Want to see my ... Laffer curve?

https://en.wikipedia.org/wiki/Larry_Laffer


https://itep.org/debunkinglaffer/

https://www.washingtonpost.com/politics/2019/06/01/trump-is-... (Archive: https://archive.is/eVC1X )

"Economists tend to roll their eyes when the Laffer curve is mentioned. A panel of elite academic economists across the political spectrum found in 2012 that none of its respondents agreed that the United States was on the wrong side of the curve. Even George Stigler, a leader of the Chicago School of Economics who disliked taxes at least as much as Laffer, described the Laffer curve as “more or less a tautology.”"


It is a tautology, so I'm not sure why people get annoyed about it. If you look at the curve, it just says the government will get 0 revenue at either 0% or 100% taxes, and the maximum is somewhere in the middle. It doesn't say where, or make any judgments about current tax rates.

Obviously it shouldn't be used for any kind of serious discussion about tax rates, other than pointing out the baseline obviousness that taxing too high is counterproductive.


It's not obvious to quite a lot of people. The fact that government revenues can go down when taxes go up, or go up when taxes go down, is regularly treated as a shocking revelation in forums like the Guardian.
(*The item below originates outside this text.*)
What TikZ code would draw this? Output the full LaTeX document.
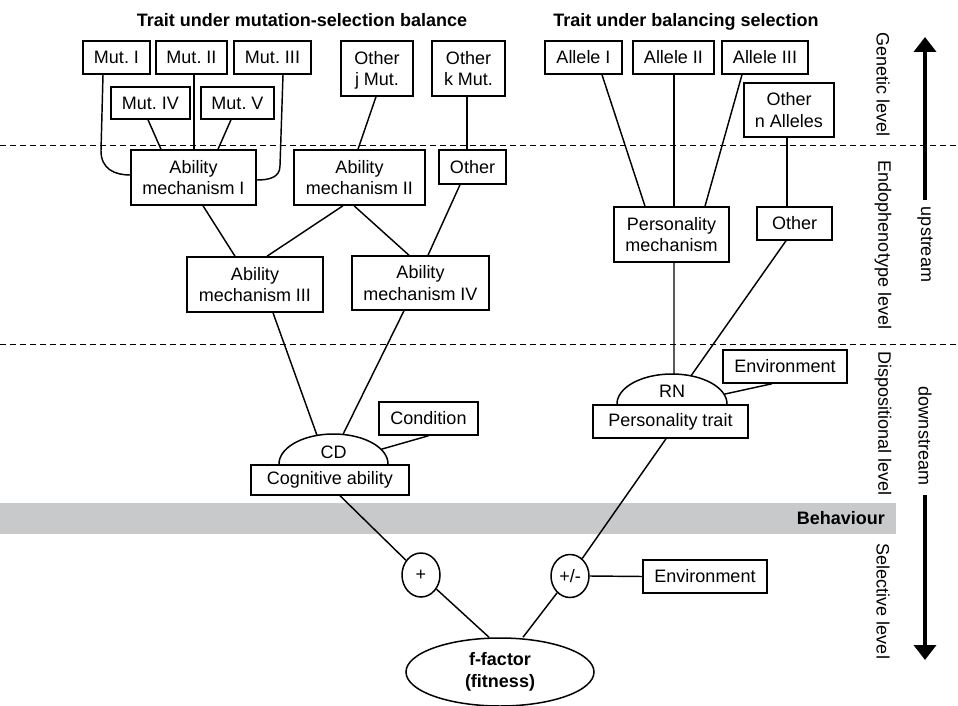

As the article states, macroeconomic modelling has for a long time basically assumed that people won't react rationally in the face of government policy changes, sometimes because they implicitly assume global government (i.e. the models don't handle the possibility of people leaving).

So he was essentially saying it’s so correct that there’s no point in talking about it?

High taxes and strict regulation do have a negative impact on job and income growth in much of Europe, though.

That seems wrong, as most high tax countries (Denmark, Norway, ...) have full employment and very high standards of living for decades now. Do you have a source for that? Eastern European countries catching up with development don't count, see Piketty.

> as most high tax countries

Yet you listed two relatively tiny countries. Which don’t even have (relatively) very high taxes.

France, Spain, Italy, Portugal and Greece etc. all have higher taxes on labor

https://www.oecd.org/en/data/indicators/tax-wedge.html?oecdc...

e.g. Denmark and Norway are closer to US than to France

> have full employment and very high standards of living for decades now

Yet those standards have barely improved over those decades. Prior to 2009 the gap between US and the EU was closing, not it is the complete opposite.


This is often a problem of metrics. US-centric economic views tend to favor metrics we're really good at, but that don't matter to the average person, like GDP.

The US has an absurd GDP. But if you could compare the average American and, say, the average Norwegian, I don't think it would even be close in terms of quality of life. Particularly if we include things such as food, exercise, and education.


> average Norwegian

That’s the problem. You should comparing it only with states like Massachusetts, Connecticut etc. (and even then.. Norway is inflated by oil revenue, IMHO Denmark is a lot more impressive).